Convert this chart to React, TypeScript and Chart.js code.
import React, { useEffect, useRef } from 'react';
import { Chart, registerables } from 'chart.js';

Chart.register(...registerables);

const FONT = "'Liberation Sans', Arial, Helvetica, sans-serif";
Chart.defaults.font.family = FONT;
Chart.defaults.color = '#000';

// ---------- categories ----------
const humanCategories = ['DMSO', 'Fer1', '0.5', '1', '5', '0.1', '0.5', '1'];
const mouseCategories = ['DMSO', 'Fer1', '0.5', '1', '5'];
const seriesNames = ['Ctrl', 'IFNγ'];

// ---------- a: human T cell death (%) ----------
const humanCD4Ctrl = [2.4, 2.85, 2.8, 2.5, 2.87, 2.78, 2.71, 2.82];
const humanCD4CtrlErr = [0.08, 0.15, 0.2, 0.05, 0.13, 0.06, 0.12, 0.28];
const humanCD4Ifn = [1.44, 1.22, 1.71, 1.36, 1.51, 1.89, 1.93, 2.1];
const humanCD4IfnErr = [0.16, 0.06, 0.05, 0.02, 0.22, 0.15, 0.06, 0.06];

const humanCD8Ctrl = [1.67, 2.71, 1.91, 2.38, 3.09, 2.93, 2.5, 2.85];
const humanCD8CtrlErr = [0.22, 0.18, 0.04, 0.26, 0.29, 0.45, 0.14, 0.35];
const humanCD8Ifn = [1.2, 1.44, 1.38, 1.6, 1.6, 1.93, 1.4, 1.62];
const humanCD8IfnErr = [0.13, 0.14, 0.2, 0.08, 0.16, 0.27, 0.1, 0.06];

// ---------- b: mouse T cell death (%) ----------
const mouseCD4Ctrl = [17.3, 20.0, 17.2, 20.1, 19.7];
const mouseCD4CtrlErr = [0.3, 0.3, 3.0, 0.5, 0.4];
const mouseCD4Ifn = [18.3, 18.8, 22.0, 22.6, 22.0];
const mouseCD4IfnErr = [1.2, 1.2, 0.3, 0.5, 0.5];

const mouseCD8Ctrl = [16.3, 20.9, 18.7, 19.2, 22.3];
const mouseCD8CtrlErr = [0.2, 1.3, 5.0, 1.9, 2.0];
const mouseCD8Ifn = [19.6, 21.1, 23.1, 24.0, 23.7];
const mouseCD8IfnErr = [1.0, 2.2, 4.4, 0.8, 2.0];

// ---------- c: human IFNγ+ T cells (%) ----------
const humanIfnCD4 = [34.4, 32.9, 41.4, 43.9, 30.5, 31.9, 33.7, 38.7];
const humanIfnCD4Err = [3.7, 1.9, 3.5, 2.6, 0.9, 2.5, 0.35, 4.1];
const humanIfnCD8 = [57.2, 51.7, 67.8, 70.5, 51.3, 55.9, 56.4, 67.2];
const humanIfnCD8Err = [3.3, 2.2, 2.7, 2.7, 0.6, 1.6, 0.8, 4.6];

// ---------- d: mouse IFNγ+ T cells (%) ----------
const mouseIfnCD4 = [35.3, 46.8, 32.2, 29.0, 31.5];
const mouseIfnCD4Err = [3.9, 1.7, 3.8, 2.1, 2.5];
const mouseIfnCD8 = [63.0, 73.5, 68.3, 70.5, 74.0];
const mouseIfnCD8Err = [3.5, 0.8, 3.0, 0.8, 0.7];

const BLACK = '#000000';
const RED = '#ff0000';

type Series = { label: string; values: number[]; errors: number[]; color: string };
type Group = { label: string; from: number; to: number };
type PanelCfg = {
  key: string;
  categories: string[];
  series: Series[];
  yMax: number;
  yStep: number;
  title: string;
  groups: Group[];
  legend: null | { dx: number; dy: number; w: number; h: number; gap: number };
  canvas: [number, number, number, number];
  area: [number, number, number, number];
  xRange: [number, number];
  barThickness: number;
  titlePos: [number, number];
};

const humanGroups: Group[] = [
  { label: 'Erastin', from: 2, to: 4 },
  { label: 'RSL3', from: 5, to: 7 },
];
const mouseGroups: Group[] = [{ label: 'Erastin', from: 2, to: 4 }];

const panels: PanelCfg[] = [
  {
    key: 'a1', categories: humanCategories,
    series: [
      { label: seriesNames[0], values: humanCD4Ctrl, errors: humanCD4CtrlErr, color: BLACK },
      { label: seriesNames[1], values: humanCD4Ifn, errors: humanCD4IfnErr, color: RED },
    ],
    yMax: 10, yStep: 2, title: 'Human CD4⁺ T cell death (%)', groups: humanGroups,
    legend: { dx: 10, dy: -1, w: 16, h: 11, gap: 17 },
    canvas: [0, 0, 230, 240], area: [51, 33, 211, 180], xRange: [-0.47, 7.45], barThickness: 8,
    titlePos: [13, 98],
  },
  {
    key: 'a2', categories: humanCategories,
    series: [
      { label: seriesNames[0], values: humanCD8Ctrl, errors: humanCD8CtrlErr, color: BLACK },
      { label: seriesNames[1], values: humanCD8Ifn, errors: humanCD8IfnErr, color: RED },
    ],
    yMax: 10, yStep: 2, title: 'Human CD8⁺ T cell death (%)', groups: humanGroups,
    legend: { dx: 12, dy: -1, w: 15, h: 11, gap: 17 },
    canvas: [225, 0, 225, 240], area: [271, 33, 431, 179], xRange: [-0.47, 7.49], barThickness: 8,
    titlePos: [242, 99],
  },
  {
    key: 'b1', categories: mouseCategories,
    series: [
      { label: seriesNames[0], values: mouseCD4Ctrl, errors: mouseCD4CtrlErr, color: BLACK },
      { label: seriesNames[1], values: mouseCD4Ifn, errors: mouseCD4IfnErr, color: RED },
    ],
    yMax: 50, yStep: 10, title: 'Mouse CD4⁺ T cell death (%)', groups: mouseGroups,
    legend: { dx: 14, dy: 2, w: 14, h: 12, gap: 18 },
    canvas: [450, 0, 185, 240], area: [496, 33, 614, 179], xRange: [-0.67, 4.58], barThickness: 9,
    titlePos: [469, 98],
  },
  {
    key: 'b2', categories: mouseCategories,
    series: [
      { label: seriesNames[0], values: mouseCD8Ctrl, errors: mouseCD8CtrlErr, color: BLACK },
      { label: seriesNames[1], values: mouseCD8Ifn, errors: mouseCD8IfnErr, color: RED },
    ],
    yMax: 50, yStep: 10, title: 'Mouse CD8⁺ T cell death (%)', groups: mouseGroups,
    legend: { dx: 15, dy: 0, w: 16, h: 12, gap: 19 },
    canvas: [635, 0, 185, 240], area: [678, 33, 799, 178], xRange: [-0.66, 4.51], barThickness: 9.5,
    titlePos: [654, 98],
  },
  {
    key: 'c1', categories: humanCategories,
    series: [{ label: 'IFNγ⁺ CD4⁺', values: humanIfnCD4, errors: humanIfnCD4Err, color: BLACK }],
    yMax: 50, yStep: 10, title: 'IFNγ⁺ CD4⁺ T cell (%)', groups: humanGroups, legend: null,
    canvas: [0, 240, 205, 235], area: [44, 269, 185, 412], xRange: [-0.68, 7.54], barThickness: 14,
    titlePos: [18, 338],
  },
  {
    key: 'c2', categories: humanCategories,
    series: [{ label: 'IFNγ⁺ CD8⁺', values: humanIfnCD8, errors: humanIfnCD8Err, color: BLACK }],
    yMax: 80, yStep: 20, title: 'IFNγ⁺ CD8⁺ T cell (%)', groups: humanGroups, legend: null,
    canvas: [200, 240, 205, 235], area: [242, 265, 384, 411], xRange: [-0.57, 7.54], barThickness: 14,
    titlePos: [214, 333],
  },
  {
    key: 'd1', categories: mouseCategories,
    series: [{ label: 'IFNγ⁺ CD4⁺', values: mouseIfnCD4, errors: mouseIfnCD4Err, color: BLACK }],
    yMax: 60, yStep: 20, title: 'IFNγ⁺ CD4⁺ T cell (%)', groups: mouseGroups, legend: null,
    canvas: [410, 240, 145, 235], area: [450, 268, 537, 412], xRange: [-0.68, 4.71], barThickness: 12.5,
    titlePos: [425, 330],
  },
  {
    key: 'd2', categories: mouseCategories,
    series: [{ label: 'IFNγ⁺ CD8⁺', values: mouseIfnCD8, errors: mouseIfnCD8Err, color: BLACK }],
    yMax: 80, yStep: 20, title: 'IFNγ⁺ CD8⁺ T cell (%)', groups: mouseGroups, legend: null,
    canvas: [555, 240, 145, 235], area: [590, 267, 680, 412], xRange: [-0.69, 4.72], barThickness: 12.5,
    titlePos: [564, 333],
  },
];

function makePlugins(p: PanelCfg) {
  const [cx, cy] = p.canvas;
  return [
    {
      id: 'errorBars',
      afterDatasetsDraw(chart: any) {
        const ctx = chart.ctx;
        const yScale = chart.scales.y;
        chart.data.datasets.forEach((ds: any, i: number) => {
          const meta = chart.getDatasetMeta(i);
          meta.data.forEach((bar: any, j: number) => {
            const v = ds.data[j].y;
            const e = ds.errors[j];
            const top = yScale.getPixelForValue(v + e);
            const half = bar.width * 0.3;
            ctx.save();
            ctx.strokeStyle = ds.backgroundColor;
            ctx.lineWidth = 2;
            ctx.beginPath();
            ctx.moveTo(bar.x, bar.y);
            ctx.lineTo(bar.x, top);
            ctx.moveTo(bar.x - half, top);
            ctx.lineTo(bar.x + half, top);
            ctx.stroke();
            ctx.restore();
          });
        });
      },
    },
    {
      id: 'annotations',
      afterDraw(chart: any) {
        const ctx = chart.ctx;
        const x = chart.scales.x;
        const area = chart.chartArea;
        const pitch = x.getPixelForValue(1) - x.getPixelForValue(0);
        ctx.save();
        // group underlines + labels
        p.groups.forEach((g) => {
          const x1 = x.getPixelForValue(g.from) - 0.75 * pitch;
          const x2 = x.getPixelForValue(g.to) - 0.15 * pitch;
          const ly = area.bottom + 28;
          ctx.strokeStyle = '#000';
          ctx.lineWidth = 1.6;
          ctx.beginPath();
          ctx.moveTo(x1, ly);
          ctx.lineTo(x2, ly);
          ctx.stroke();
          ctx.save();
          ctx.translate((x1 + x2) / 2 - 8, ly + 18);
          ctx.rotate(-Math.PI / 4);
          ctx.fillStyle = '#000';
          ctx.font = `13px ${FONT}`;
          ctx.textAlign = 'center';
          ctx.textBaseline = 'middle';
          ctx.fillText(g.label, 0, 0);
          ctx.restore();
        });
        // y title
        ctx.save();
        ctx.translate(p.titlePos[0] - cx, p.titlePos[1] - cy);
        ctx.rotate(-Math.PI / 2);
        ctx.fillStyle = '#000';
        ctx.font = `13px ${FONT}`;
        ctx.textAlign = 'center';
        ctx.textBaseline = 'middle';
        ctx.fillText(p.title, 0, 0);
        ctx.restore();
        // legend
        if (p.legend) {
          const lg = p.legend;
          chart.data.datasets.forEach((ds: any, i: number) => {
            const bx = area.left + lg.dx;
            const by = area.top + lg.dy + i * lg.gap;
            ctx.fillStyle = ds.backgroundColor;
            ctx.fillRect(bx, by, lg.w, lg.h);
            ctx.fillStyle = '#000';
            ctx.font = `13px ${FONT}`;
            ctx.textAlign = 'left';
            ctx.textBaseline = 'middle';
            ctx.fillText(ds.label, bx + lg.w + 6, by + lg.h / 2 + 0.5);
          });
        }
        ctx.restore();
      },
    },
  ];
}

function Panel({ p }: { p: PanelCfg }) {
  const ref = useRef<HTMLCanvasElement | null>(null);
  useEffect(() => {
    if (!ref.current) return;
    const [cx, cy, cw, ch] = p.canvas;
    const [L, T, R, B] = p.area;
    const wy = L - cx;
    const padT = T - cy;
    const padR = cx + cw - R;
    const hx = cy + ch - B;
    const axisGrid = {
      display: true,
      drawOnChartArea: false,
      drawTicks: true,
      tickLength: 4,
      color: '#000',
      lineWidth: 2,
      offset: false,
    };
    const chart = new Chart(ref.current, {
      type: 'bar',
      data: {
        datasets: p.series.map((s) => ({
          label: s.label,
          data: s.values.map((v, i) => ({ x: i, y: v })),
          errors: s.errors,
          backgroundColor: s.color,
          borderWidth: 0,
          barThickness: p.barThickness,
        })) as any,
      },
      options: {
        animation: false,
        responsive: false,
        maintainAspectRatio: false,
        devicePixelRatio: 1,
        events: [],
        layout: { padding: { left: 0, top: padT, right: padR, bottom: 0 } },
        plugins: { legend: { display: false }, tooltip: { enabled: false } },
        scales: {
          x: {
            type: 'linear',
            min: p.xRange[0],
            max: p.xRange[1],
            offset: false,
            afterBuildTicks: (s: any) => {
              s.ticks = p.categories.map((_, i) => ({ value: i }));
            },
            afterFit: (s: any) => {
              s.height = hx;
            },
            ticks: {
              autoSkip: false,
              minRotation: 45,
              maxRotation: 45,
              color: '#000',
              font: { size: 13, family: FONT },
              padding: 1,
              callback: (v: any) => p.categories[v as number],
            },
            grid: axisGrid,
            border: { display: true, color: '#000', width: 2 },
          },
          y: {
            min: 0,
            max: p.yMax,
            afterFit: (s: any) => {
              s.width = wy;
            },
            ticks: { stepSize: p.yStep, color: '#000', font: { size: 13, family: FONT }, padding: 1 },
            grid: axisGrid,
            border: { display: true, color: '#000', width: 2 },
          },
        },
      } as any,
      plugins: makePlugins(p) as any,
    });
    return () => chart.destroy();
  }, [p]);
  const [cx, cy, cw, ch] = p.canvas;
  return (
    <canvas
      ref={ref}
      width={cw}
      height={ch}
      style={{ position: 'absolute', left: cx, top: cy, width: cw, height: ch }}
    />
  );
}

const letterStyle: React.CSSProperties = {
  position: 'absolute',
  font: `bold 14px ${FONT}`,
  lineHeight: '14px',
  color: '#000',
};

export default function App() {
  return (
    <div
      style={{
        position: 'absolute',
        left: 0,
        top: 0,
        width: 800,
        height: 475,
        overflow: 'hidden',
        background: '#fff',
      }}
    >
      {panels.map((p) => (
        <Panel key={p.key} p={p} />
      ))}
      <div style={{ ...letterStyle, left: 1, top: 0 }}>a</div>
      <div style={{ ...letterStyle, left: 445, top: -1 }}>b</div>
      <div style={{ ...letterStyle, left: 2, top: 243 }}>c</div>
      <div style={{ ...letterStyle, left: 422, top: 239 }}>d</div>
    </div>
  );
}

+--

- _What to do_:
Exactly repeat the lines running from the top of the listing to the line bearing "0.15, 0.06, 0.06];", both of those lines included, and only them.

- _Task output_:
Convert this chart to React, TypeScript and Chart.js code.
import React, { useEffect, useRef } from 'react';
import { Chart, registerables } from 'chart.js';

Chart.register(...registerables);

const FONT = "'Liberation Sans', Arial, Helvetica, sans-serif";
Chart.defaults.font.family = FONT;
Chart.defaults.color = '#000';

// ---------- categories ----------
const humanCategories = ['DMSO', 'Fer1', '0.5', '1', '5', '0.1', '0.5', '1'];
const mouseCategories = ['DMSO', 'Fer1', '0.5', '1', '5'];
const seriesNames = ['Ctrl', 'IFNγ'];

// ---------- a: human T cell death (%) ----------
const humanCD4Ctrl = [2.4, 2.85, 2.8, 2.5, 2.87, 2.78, 2.71, 2.82];
const humanCD4CtrlErr = [0.08, 0.15, 0.2, 0.05, 0.13, 0.06, 0.12, 0.28];
const humanCD4Ifn = [1.44, 1.22, 1.71, 1.36, 1.51, 1.89, 1.93, 2.1];
const humanCD4IfnErr = [0.16, 0.06, 0.05, 0.02, 0.22, 0.15, 0.06, 0.06];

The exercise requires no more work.